Víctor Pérez, el ingeniero por años de la HJCK, me contaba que dos cosas lo conmovieron toda la vida de Castaño como jefe: la primera, que jamás se le atrasó con el pago, que siempre fue de una corrección ejemplar; y la segunda, que el viejo se enfurecía cuando algún ‘experto’ le decía que había que cambiar, que ‘el público’ quería otra cosa y que la emisora no podía seguir siendo el capricho diletante y elevado de unos pocos.

Entonces era cuando más desafiante se volvía Álvaro Castaño Castillo con la programación y los contenidos de la HJCK; cuando más se aferraba a los principios que lo llevaron a fundar ese sueño de locos. El público merece respeto y suele ser mucho más inteligente que sus voceros arbitrarios; la variedad es la sal de la vida y hay también quienes quieren escuchar a Gustav Mahler, por qué no.

En ese sentido la HJCK era una emisora elitista, sin duda, de allí su lema. Pero el elitismo en la única versión respetable que hay: no la del triunfo del dinero y los grotescos prejuicios de clase, sino la de la exaltación de las mejores cosas. Por eso era también un espacio democrático, quizás uno de los pocos que haya habido de verdad en este país de injustos privilegios. Que cualquiera prendiera su radio para oír declamar a Borges o a Neruda.

Capítulo aparte merece, por supuesto, el amor de Álvaro Castaño por Gloria, su novia de toda la vida.
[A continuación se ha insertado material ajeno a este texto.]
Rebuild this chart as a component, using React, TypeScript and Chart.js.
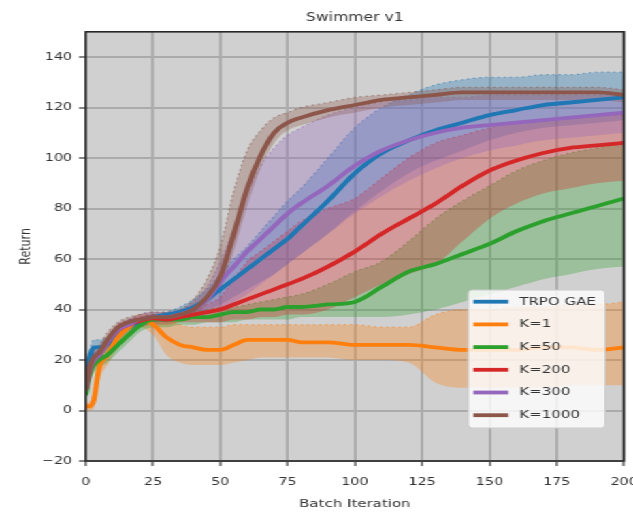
import React, { useEffect, useRef } from 'react';
import { Chart, registerables } from 'chart.js';

Chart.register(...registerables);

// Batch iteration sample positions
const xs = [0, 1, 2, 3, 5, 8, 12, 16, 20, 25, 30, 35, 40, 45, 50, 55, 60, 65, 70, 75, 80, 90, 100, 110, 120, 130, 140, 150, 160, 170, 180, 190, 200];

const seriesLabels = ['TRPO GAE', 'K=1', 'K=50', 'K=200', 'K=300', 'K=1000'];
const seriesColors = ['#1f77b4', '#ff7f0e', '#2ca02c', '#d62728', '#9467bd', '#8c564b'];

const xTicks = [0, 25, 50, 75, 100, 125, 150, 175, 200];
const yTicks = [-20, 0, 20, 40, 60, 80, 100, 120, 140];

// TRPO GAE
const blueMean = [10, 18, 23, 25, 25, 26, 30, 33, 35, 37, 38, 39, 41, 44, 48, 52, 56, 60, 64, 68, 73, 83, 94, 102, 107, 111, 114, 117, 119, 121, 122, 123, 124];
const blueLow = [6, 14, 20, 22, 22, 24, 28, 31, 33, 35, 36, 37, 38, 40, 42, 45, 48, 51, 54, 58, 62, 70, 79, 87, 94, 99, 103, 107, 110, 112, 113, 114, 115];
const blueHigh = [13, 21, 26, 28, 28, 29, 33, 36, 37, 38, 39, 41, 44, 48, 54, 60, 65, 71, 77, 83, 88, 100, 112, 120, 125, 129, 131, 132, 132, 133, 133, 134, 134];

// K=1
const orangeMean = [2, 1.5, 2, 4, 17, 22, 29, 33, 36, 34, 29, 26, 25, 24, 24, 26, 28, 28, 28, 28, 27, 27, 26, 26, 26, 25, 24, 24, 24, 25, 25, 24, 25];
const orangeLow = [0, 0, 0, 1, 12, 18, 25, 30, 33, 30, 22, 19, 18, 18, 18, 19, 20, 21, 21, 21, 21, 21, 20, 20, 19, 11, 9, 9, 9, 9, 10, 10, 10];
const orangeHigh = [4, 3, 4, 8, 21, 26, 32, 35, 38, 38, 36, 34, 33, 33, 33, 34, 34, 34, 34, 34, 34, 34, 34, 33, 33, 38, 40, 40, 41, 41, 42, 42, 43];

// K=50
const greenMean = [6, 12, 16, 18, 20, 22, 26, 30, 33.5, 36, 36, 36, 37, 37, 38, 39, 39, 40, 40, 41, 41, 42, 43, 49, 55, 58, 62, 66, 71, 75, 78, 81, 84];
const greenLow = [4, 9, 13, 15, 17, 19, 23, 27, 31, 33, 33, 34, 34, 35, 35, 35, 36, 36, 36, 36, 37, 37, 37, 37, 38, 40, 43, 46, 49, 52, 54, 56, 57];
const greenHigh = [8, 15, 19, 21, 23, 25, 29, 33, 36, 38, 38, 38, 39, 40, 41, 41, 42, 43, 44, 45, 46, 50, 55, 59, 67, 76, 83, 89, 95, 99, 102, 104, 106];

// K=200
const redMean = [8, 14, 18, 20, 22, 27, 32, 34, 35.5, 36.5, 36, 37, 38, 39, 40, 42, 44, 46, 48, 50, 52, 57, 63, 70, 76, 82, 89, 95, 99, 102, 104, 105, 106];
const redLow = [6, 11, 15, 17, 20, 25, 29, 32, 33, 34, 34, 35, 35, 35, 35, 36, 36, 37, 37, 38, 38, 40, 45, 50, 54, 58, 67, 76, 82, 86, 88, 90, 91];
const redHigh = [10, 17, 21, 23, 24, 29, 34, 36, 37, 38, 38, 39, 40, 42, 45, 52, 59, 63, 67, 71, 75, 80, 84, 92, 100, 106, 109, 112, 114, 115, 116, 117, 117];

// K=300
const purpleMean = [8, 14, 18, 20, 22, 27, 32, 34, 36, 37, 37, 38, 40, 44, 51, 57, 63, 68, 73, 78, 82, 89, 97, 103, 107, 110, 112, 113, 114, 115, 116, 117, 118];
const purpleLow = [6, 11, 15, 17, 20, 25, 29, 32, 34, 35, 35, 36, 37, 38, 40, 43, 46, 50, 54, 58, 62, 70, 78, 85, 91, 96, 100, 103, 105, 107, 108, 109, 110];
const purpleHigh = [10, 17, 21, 23, 24, 29, 34, 36, 38, 39, 39, 40, 43, 49, 59, 72, 86, 97, 104, 109, 112, 117, 120, 122, 123, 124, 124, 125, 125, 125, 125, 125, 125];

// K=1000
const brownMean = [8, 15, 19, 21, 23, 28, 33, 35, 36, 37, 37, 38, 40, 45, 53, 70, 88, 101, 110, 114, 116, 119, 121, 123, 124, 125, 126, 126, 126, 126, 126, 126, 125];
const brownLow = [6, 12, 16, 18, 20, 25, 30, 33, 34, 35, 35, 36, 38, 42, 48, 63, 81, 96, 106, 111, 113, 116, 118, 120, 121, 122, 123, 123, 123, 123, 123, 123, 122];
const brownHigh = [10, 18, 22, 24, 26, 31, 35, 37, 38, 39, 39, 40, 44, 52, 65, 87, 103, 111, 116, 118, 120, 122, 124, 125, 126, 127, 128, 128, 128, 128, 128, 128, 127];

const means = [blueMean, orangeMean, greenMean, redMean, purpleMean, brownMean];
const lows = [blueLow, orangeLow, greenLow, redLow, purpleLow, brownLow];
const highs = [blueHigh, orangeHigh, greenHigh, redHigh, purpleHigh, brownHigh];

const FONT = 'DejaVu Sans';
const W = 465;
const H = 514;
const SX = 633 / W;

function rgba(hex: string, a: number) {
  const n = parseInt(hex.slice(1), 16);
  return `rgba(${(n >> 16) & 255},${(n >> 8) & 255},${n & 255},${a})`;
}

const pts = (arr: number[]) => xs.map((x, i) => ({ x, y: arr[i] }));

const decorPlugin = {
  id: 'decor',
  beforeDraw(chart: any) {
    const { ctx, chartArea: a } = chart;
    ctx.save();
    ctx.fillStyle = '#d0d0d0';
    ctx.fillRect(a.left, a.top, a.right - a.left, a.bottom - a.top);
    ctx.restore();
  },
  afterDraw(chart: any) {
    const { ctx, chartArea: a } = chart;
    ctx.save();
    ctx.strokeStyle = '#262626';
    ctx.lineWidth = 1.6;
    ctx.strokeRect(a.left, a.top, a.right - a.left, a.bottom - a.top);

    // legend inside the plot, lower right
    const bx = 344, by = 290, bw = 100.5, bh = 138;
    ctx.beginPath();
    const r = 3;
    ctx.moveTo(bx + r, by);
    ctx.lineTo(bx + bw - r, by);
    ctx.quadraticCurveTo(bx + bw, by, bx + bw, by + r);
    ctx.lineTo(bx + bw, by + bh - r);
    ctx.quadraticCurveTo(bx + bw, by + bh, bx + bw - r, by + bh);
    ctx.lineTo(bx + r, by + bh);
    ctx.quadraticCurveTo(bx, by + bh, bx, by + bh - r);
    ctx.lineTo(bx, by + r);
    ctx.quadraticCurveTo(bx, by, bx + r, by);
    ctx.closePath();
    ctx.fillStyle = 'rgba(255,255,255,0.8)';
    ctx.fill();
    ctx.strokeStyle = '#cccccc';
    ctx.lineWidth = 1;
    ctx.stroke();

    ctx.font = `11px "${FONT}"`;
    ctx.textBaseline = 'middle';
    ctx.textAlign = 'left';
    seriesLabels.forEach((lab, k) => {
      const cy = 301.7 + k * 22.7;
      ctx.strokeStyle = seriesColors[k];
      ctx.lineWidth = 3.8;
      ctx.beginPath();
      ctx.moveTo(347.7, cy);
      ctx.lineTo(373.4, cy);
      ctx.stroke();
      ctx.fillStyle = '#333333';
      ctx.fillText(lab, 381.5, cy);
    });
    ctx.restore();
  },
};

export default function App() {
  const ref = useRef<HTMLCanvasElement | null>(null);

  useEffect(() => {
    if (!ref.current) return;
    const datasets: any[] = [];
    means.forEach((m, i) => {
      datasets.push({
        label: seriesLabels[i],
        data: pts(m),
        borderColor: seriesColors[i],
        borderWidth: 3.8,
        pointRadius: 0,
        fill: false,
        cubicInterpolationMode: 'monotone',
        order: 5 - i,
      });
    });
    means.forEach((_, i) => {
      const lowIdx = datasets.length;
      datasets.push({
        label: '',
        data: pts(lows[i]),
        borderColor: 'rgba(0,0,0,0)',
        borderWidth: 0,
        pointRadius: 0,
        fill: false,
        cubicInterpolationMode: 'monotone',
        order: 20 - i,
      });
      datasets.push({
        label: '',
        data: pts(highs[i]),
        borderColor: rgba(seriesColors[i], 0.55),
        borderWidth: 1.2,
        borderDash: [1.5, 3],
        pointRadius: 0,
        fill: { target: lowIdx },
        backgroundColor: rgba(seriesColors[i], 0.32),
        cubicInterpolationMode: 'monotone',
        order: 20 - i,
      });
    });

    const gridOpts = { color: '#ababab', lineWidth: 2, tickLength: 5, tickColor: '#333333', tickWidth: 1.2 };

    const chart = new Chart(ref.current, {
      type: 'line',
      data: { datasets },
      options: {
        animation: false,
        responsive: true,
        maintainAspectRatio: false,
        devicePixelRatio: 1,
        layout: { padding: { left: 0, right: 6.6, top: 0, bottom: 0 } },
        plugins: {
          legend: { display: false },
          tooltip: { enabled: false },
          title: {
            display: true,
            text: 'Swimmer v1',
            fullSize: false,
            color: '#333333',
            font: { family: FONT, size: 11.5, weight: 'normal' },
            padding: { top: 11, bottom: 7 },
          },
        },
        scales: {
          x: {
            type: 'linear',
            min: 0,
            max: 200,
            z: 1,
            grid: gridOpts,
            border: { display: false },
            ticks: {
              stepSize: 25,
              autoSkip: false,
              maxRotation: 0,
              padding: 10,
              color: '#333333',
              font: { family: FONT, size: 10.5 },
            },
            afterBuildTicks: (s: any) => {
              s.ticks = xTicks.map((v) => ({ value: v }));
            },
            title: {
              display: true,
              text: 'Batch Iteration',
              color: '#333333',
              font: { family: FONT, size: 11 },
              padding: { top: 0, bottom: 3 },
            },
            afterFit: (s: any) => {
              s.height = 53;
              s.paddingLeft = 0;
              s.paddingRight = 0;
            },
          },
          y: {
            type: 'linear',
            min: -20,
            max: 150,
            z: 1,
            grid: gridOpts,
            border: { display: false },
            ticks: {
              stepSize: 20,
              padding: 5,
              color: '#333333',
              font: { family: FONT, size: 10.5 },
              callback: (v: any) => (Number(v) < 0 ? '\u2212' + Math.abs(Number(v)) : String(v)),
            },
            afterBuildTicks: (s: any) => {
              s.ticks = yTicks.map((v) => ({ value: v }));
            },
            title: {
              display: true,
              text: 'Return',
              color: '#333333',
              font: { family: FONT, size: 11 },
              padding: { top: 13, bottom: 0 },
            },
            afterFit: (s: any) => {
              s.width = 63;
              s.paddingTop = 0;
              s.paddingBottom = 0;
            },
          },
        },
      },
      plugins: [decorPlugin],
    });
    return () => chart.destroy();
  }, []);

  return (
    <div
      style={{
        position: 'absolute',
        left: 0,
        top: 0,
        width: W,
        height: H,
        transform: `scaleX(${SX})`,
        transformOrigin: '0 0',
        background: '#ffffff',
      }}
    >
      <canvas ref={ref} />
    </div>
  );
}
Ese amor del que él hablaba todos los días como si fuera el primer día, hasta el último, y que tuvo solo dos infidelidades cultivadas y promovidas por ella misma: una con Leonor de Aquitania, la gran mentora de los trovadores del amor cortés, y otra con Agnès Sorel, la amante de Carlos VII de Francia.

Pero lo mejor de Álvaro Castaño Castillo, hasta su muerte, fue la manera en que pudo burlarse del tiempo, disolverlo en una dosis diaria y generosa de whisky que lo mantenía lúcido y sonriente, convencido de que la juventud es un estado del alma que puede durar casi cien años y que se pierde cuando se pierde el humor, cuando se prolonga en el quirófano y no en la vida y la amistad.

Dorian Gray y el retrato de Dorian Gray al mismo tiempo, así era Álvaro Castaño Castillo: cuantas más marcas le iba dejando la vejez, más vitalidad tenía. Cada nuevo golpe del reloj lo hacía más fuerte y más feliz. O como dijo él mismo en un poema que escribió al cumplir 90 años: “No tengo presa mala”.

Es una lástima que tipos así se tengan que morir. Pero también es que alguien tiene que ir a alegrar el Paraíso.